Le calcul et la stratégie face à l'authenticité
Il n’empêche que ses trois fameuses premières relances ratées en l’espace de huit jours contre Zurich, Etoile Rouge et Servette pèse aujourd’hui bien trop lourd dans la balance. «J’ai regardé aussi les matches de von Ballmoos. Je ne l’ai jamais vu tenter des passes dans ses 25 mètres face au pressing. Jamais une seule passe courte. Von Ballmoos est un calculateur, un stratège. Racioppi, en revanche, joue de manière plus authentique. Ce sont des caractéristiques bien différentes, c'est vrai, mais elles les rendent plus forts.»

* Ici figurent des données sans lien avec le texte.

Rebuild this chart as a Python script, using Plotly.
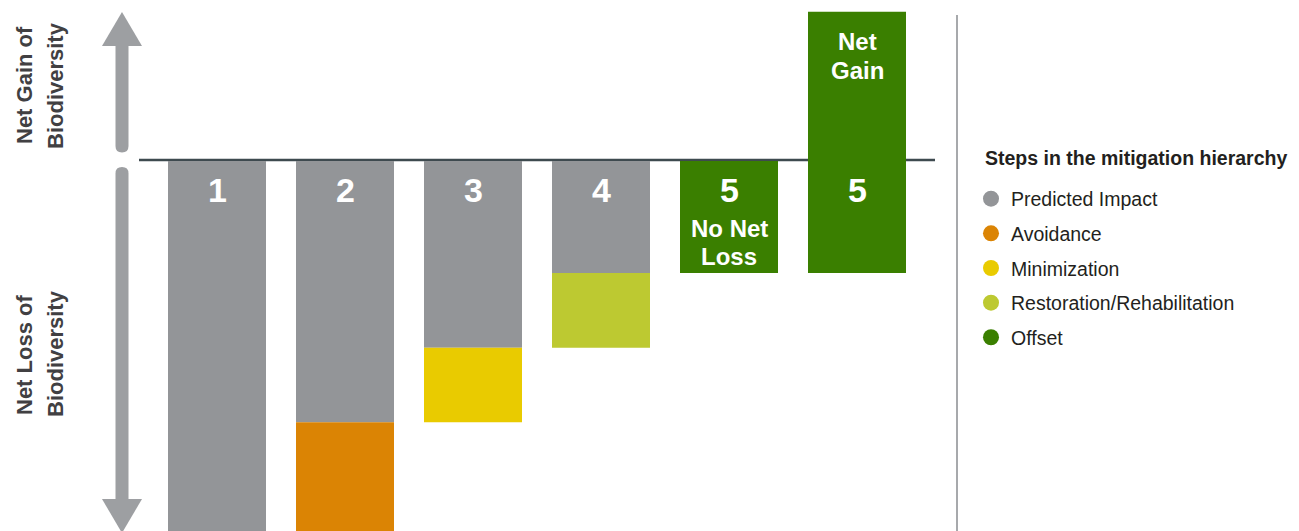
import plotly.graph_objects as go

# ---------------- data ----------------
steps = ["1", "2", "3", "4", "5", "5"]
bar_index = [0, 1, 2, 3, 4, 5]

series_names = ["Predicted Impact", "Avoidance", "Minimization",
                "Restoration/Rehabilitation", "Offset"]
series_colors = ["#939598", "#DB8404", "#E9CB00", "#BDC931", "#3A7F00"]

# top and bottom of each coloured segment (biodiversity units, 0 = baseline)
predicted_top = [0, 0, 0, 0, None, None]
predicted_bottom = [-10, -7, -5, -3, None, None]
avoidance_top = [None, -7, None, None, None, None]
avoidance_bottom = [None, -10, None, None, None, None]
minimization_top = [None, None, -5, None, None, None]
minimization_bottom = [None, None, -7, None, None, None]
restoration_top = [None, None, None, -3, None, None]
restoration_bottom = [None, None, None, -5, None, None]
offset_top = [None, None, None, None, 0, 4]
offset_bottom = [None, None, None, None, -3, -3]

outcome_labels = ["", "", "", "", "No Net Loss", "Net Gain"]
legend_title = "Steps in the mitigation hierarchy"

# ---------------- layout helpers ----------------
# the page body has an 8px margin, so the figure is drawn from (8, 8)
OFF = 8
WIN_W, WIN_H = 1299, 531
W, H = WIN_W - OFF, WIN_H - OFF
FONT = '"Liberation Sans", Arial, sans-serif'


def px(x):
    """window pixel x -> paper x"""
    return (x - OFF) / W


def py(y):
    """window pixel y -> paper y"""
    return 1 - (y - OFF) / H


fig = go.Figure()

tops = [predicted_top, avoidance_top, minimization_top, restoration_top, offset_top]
bottoms = [predicted_bottom, avoidance_bottom, minimization_bottom,
           restoration_bottom, offset_bottom]

for name, color, top, bot in zip(series_names, series_colors, tops, bottoms):
    xs, ys, bs = [], [], []
    for i, t, b in zip(bar_index, top, bot):
        if t is None:
            continue
        xs.append(i)
        ys.append(t - b)
        bs.append(b)
    fig.add_trace(go.Bar(x=xs, y=ys, base=bs, width=0.7656,
                         marker=dict(color=color, line=dict(width=0)),
                         name=name, showlegend=False, hoverinfo="skip"))

# legend entries as circles
for k, (name, color) in enumerate(zip(series_names, series_colors)):
    fig.add_trace(go.Scatter(x=[None], y=[None], mode="markers", name=name,
                             legendgroup=f"g{k}",
                             marker=dict(color=color, size=16, symbol="circle")))

# step numbers in bars
annotations = []
for i, s in zip(bar_index, steps):
    annotations.append(dict(x=i, xref="x", y=py(190), yref="paper", text=s,
                            showarrow=False, yanchor="middle",
                            font=dict(family=FONT, size=34, color="white", weight="bold")))
# outcome labels
for i, lab in zip(bar_index, outcome_labels):
    if not lab:
        continue
    if lab == "No Net Loss":
        lines, ys_ = ["No Net", "Loss"], [228, 256]
    else:
        lines, ys_ = ["Net", "Gain"], [42, 70]
    for ln, yy in zip(lines, ys_):
        annotations.append(dict(x=i, xref="x", y=py(yy), yref="paper", text=ln,
                                showarrow=False, yanchor="middle",
                                font=dict(family=FONT, size=24, color="white", weight="bold")))

# side labels
side_font = dict(family=FONT, size=22, color="#414042", weight="bold")
for txt, xx, yy in [("Net Gain of", 24, 85), ("Biodiversity", 55, 86),
                    ("Net Loss of", 24, 355), ("Biodiversity", 55, 354)]:
    annotations.append(dict(x=px(xx), xref="paper", y=py(yy), yref="paper", text=txt,
                            textangle=-90, showarrow=False, xanchor="center",
                            yanchor="middle", font=side_font))

# legend heading
annotations.append(dict(x=px(983), xref="paper", y=py(158), yref="paper",
                        text=legend_title, showarrow=False, xanchor="left",
                        yanchor="middle",
                        font=dict(family=FONT, size=19.5, color="#231F20", weight="bold")))


def path(cmds):
    out = []
    for cmd, *pts in cmds:
        coords = " ".join(f"{px(pts[j]):.5f},{py(pts[j+1]):.5f}" for j in range(0, len(pts), 2))
        out.append(f"{cmd} {coords}" if coords else cmd)
    return " ".join(out)


arrow_color = "#9D9FA2"
shapes = [
    # baseline
    dict(type="line", xref="paper", yref="paper", x0=px(139), x1=px(935),
         y0=py(160), y1=py(160), line=dict(color="#3E4A4F", width=2.5), layer="below"),
    # separator
    dict(type="line", xref="paper", yref="paper", x0=px(957), x1=px(957),
         y0=py(15), y1=py(540), line=dict(color="#A7A9AC", width=2)),
    # up arrow shaft
    dict(type="path", xref="paper", yref="paper", fillcolor=arrow_color, line=dict(width=0),
         path=path([("M", 115.5, 45), ("L", 115.5, 146), ("Q", 115.5, 152.5, 122, 152.5),
                    ("Q", 128.5, 152.5, 128.5, 146), ("L", 128.5, 45), ("Z",)])),
    # up arrow head
    dict(type="path", xref="paper", yref="paper", fillcolor=arrow_color, line=dict(width=0),
         path=path([("M", 102, 46), ("L", 122, 12), ("L", 142, 46), ("Z",)])),
    # down arrow shaft
    dict(type="path", xref="paper", yref="paper", fillcolor=arrow_color, line=dict(width=0),
         path=path([("M", 115.5, 500), ("L", 115.5, 173.5), ("Q", 115.5, 167, 122, 167),
                    ("Q", 128.5, 167, 128.5, 173.5), ("L", 128.5, 500), ("Z",)])),
    # down arrow head
    dict(type="path", xref="paper", yref="paper", fillcolor=arrow_color, line=dict(width=0),
         path=path([("M", 102, 499), ("L", 142, 499), ("L", 122, 533), ("Z",)])),
]

# axis scales: bar centres every 128 px starting at window x=217;
# baseline (0) at window y=161, 3 units = 112 px
y_per_px = 3 / (273 - 161)
x0 = -(217 - OFF) / 128
yz = 161 - OFF
fig.update_layout(
    width=W, height=H,
    margin=dict(l=0, r=0, t=0, b=0, pad=0, autoexpand=False),
    paper_bgcolor="white", plot_bgcolor="white",
    barmode="overlay",
    xaxis=dict(range=[x0, x0 + W / 128], visible=False, fixedrange=True),
    yaxis=dict(range=[-(H - yz) * y_per_px, yz * y_per_px], visible=False, fixedrange=True),
    shapes=shapes,
    annotations=annotations,
    legend=dict(
        x=px(971), y=py(179.5), xanchor="left", yanchor="top",
        bgcolor="rgba(0,0,0,0)", traceorder="grouped", tracegroupgap=6.3,
        itemclick=False, itemdoubleclick=False,
        font=dict(family=FONT, size=19.5, color="#231F20"),
    ),
    showlegend=True,
)

fig.write_html("out.html")
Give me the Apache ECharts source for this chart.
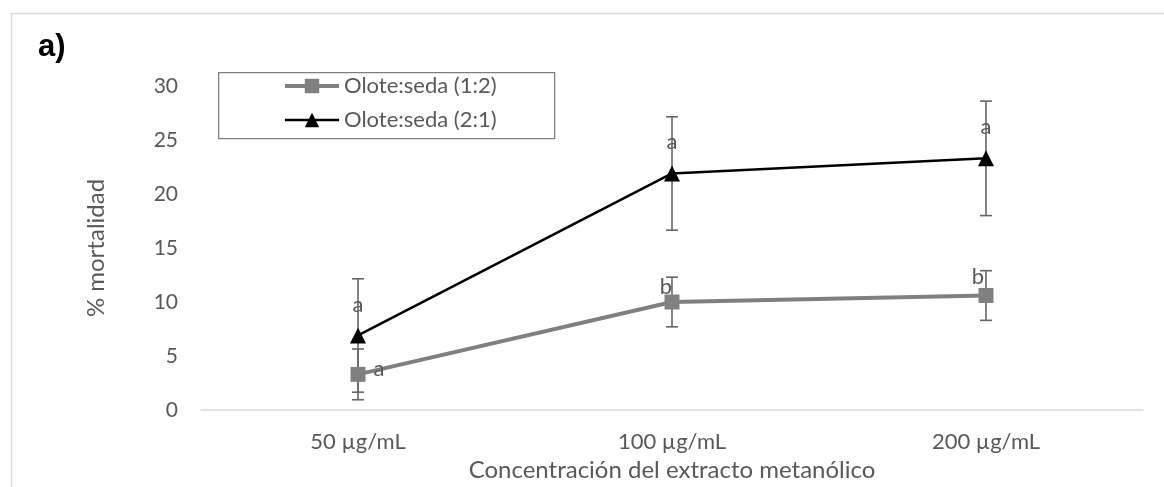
<!DOCTYPE html>
<html><head><meta charset="utf-8">
<script src="https://cdn.jsdelivr.net/npm/echarts@6/dist/echarts.min.js"></script>
<style>html,body{margin:0;padding:0;background:#fff}#c{width:1164px;height:487px}</style>
</head><body><div id="c"></div>
<script>
const categories = ['50 µg/mL', '100 µg/mL', '200 µg/mL'];
const seriesNames = ['Olote:seda (1:2)', 'Olote:seda (2:1)'];
const values12 = [3.3, 10.0, 10.6];
const errors12 = [2.35, 2.3, 2.3];
const letters12 = ['a', 'b', 'b'];
const values21 = [6.9, 21.9, 23.3];
const errors21 = [5.25, 5.25, 5.3];
const letters21 = ['a', 'a', 'a'];
const yTicks = [0, 5, 10, 15, 20, 25, 30];

const FONT = 'Lato';
const TXT = '#595959';

function errData(vals, errs) {
  return vals.map((v, i) => [i, v - errs[i], v + errs[i]]);
}
function errSeries(vals, errs, z) {
  return {
    type: 'custom', z: z, silent: true,
    data: errData(vals, errs),
    renderItem: function (params, api) {
      const lo = api.coord([api.value(0), api.value(1)]);
      const hi = api.coord([api.value(0), api.value(2)]);
      const w = 6;
      const st = { stroke: '#666666', lineWidth: 1.6 };
      return { type: 'group', children: [
        { type: 'line', shape: { x1: lo[0], y1: lo[1], x2: hi[0], y2: hi[1] }, style: st },
        { type: 'line', shape: { x1: lo[0] - w, y1: lo[1], x2: lo[0] + w, y2: lo[1] }, style: st },
        { type: 'line', shape: { x1: hi[0] - w, y1: hi[1], x2: hi[0] + w, y2: hi[1] }, style: st }
      ]};
    }
  };
}
// label offsets (layout only)
const offs12 = [[21, -5], [-6, -15], [-8, -19]];
const offs21 = [[0, -31], [0, -32], [0, -31]];
function labeledData(vals, letters, offs) {
  return vals.map((v, i) => ({
    value: v,
    label: { show: true, formatter: letters[i], position: 'inside', offset: offs[i],
      color: TXT, fontFamily: FONT, fontSize: 22 }
  }));
}

const chart = echarts.init(document.getElementById('c'));
chart.setOption({
  animation: false,
  backgroundColor: '#fff',
  grid: { left: 201, right: 21, top: 86, bottom: 77 },
  legend: {
    orient: 'vertical', left: 283, top: 75,
    padding: 0,
    itemGap: 12, itemWidth: 54, itemHeight: 18,
    textStyle: { color: TXT, fontFamily: FONT, fontSize: 22, lineHeight: 18 },
    data: [
      { name: seriesNames[0], lineStyle: { width: 4, color: '#808080' }, itemStyle: { color: '#808080' } },
      { name: seriesNames[1], lineStyle: { width: 2.5, color: '#000' }, itemStyle: { color: '#000' } }
    ]
  },
  xAxis: {
    type: 'category', data: categories, boundaryGap: true,
    axisLine: { lineStyle: { color: '#d9d9d9', width: 1.5 } },
    axisTick: { show: false },
    axisLabel: { color: TXT, fontFamily: FONT, fontSize: 22, margin: 21 },
    name: 'Concentración del extracto metanólico', nameLocation: 'middle', nameGap: 47,
    nameTextStyle: { color: TXT, fontFamily: FONT, fontSize: 24 }
  },
  yAxis: {
    type: 'value', min: 0, max: 30, interval: 5,
    axisLine: { show: false }, axisTick: { show: false }, splitLine: { show: false },
    axisLabel: { color: TXT, fontFamily: FONT, fontSize: 21, margin: 23,
      formatter: v => yTicks.includes(v) ? String(v) : '' },
    name: '% mortalidad', nameLocation: 'middle', nameGap: 93, nameRotate: 90,
    nameTextStyle: { color: TXT, fontFamily: FONT, fontSize: 24 }
  },
  graphic: [
    { type: 'rect', left: 9, top: 11, shape: { width: 1200, height: 500 },
      style: { fill: 'none', stroke: '#d9d9d9', lineWidth: 1.5 }, silent: true, z: -1 },
    { type: 'rect', left: 218, top: 72, shape: { width: 336, height: 66 },
      style: { fill: '#fff', stroke: '#7f7f7f', lineWidth: 1.3 }, silent: true, z: 0 },
    { type: 'text', left: 38, top: 32, style: { text: 'a)', font: 'bold 31px "Liberation Sans"', fill: '#000' } }
  ],
  series: [
    errSeries(values12, errors12, 1),
    errSeries(values21, errors21, 1),
    {
      name: seriesNames[0], type: 'line', z: 3,
      data: labeledData(values12, letters12, offs12),
      symbol: 'rect', symbolSize: 15,
      lineStyle: { color: '#808080', width: 4 },
      itemStyle: { color: '#808080' }
    },
    {
      name: seriesNames[1], type: 'line', z: 4,
      data: labeledData(values21, letters21, offs21),
      symbol: 'triangle', symbolSize: 16,
      lineStyle: { color: '#000', width: 2.5 },
      itemStyle: { color: '#000' }
    }
  ]
});
</script></body></html>
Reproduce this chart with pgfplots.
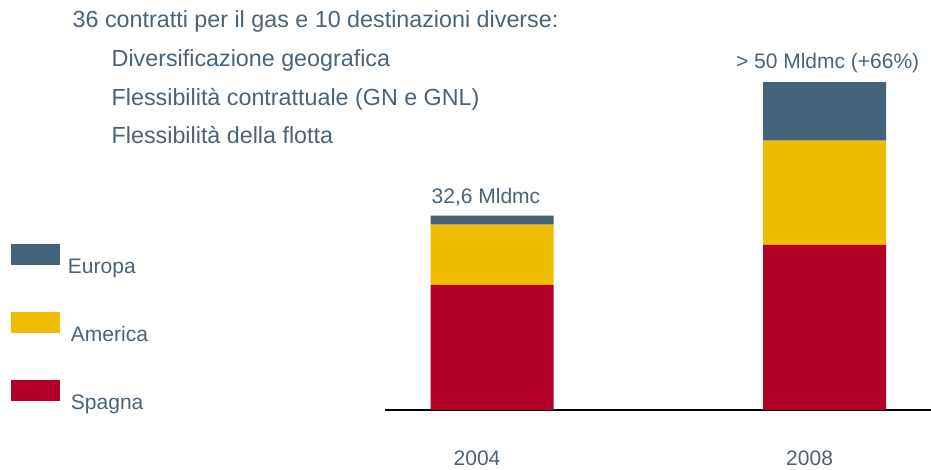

Selon Thierry Barnerat, «l’idéal» serait de titulariser Anthony Racioppi en Ligue Europa et en Coupe de Suisse pour que cette seconde partie de la saison ne soit pas perdue. «Les mettre en concurrence serait une erreur, dit-il. Quand on agit ainsi, on amène la contre-performance.» Interrogé à ce sujet, les Young Boys précisent que rien n’a été décidé pour les Coupes. Mais on sait que Christoph Born n’est pas favorable à une telle alternance qui a vu le jour l’automne dernier au Servette FC entre Joël Mall et Jérémy Frick.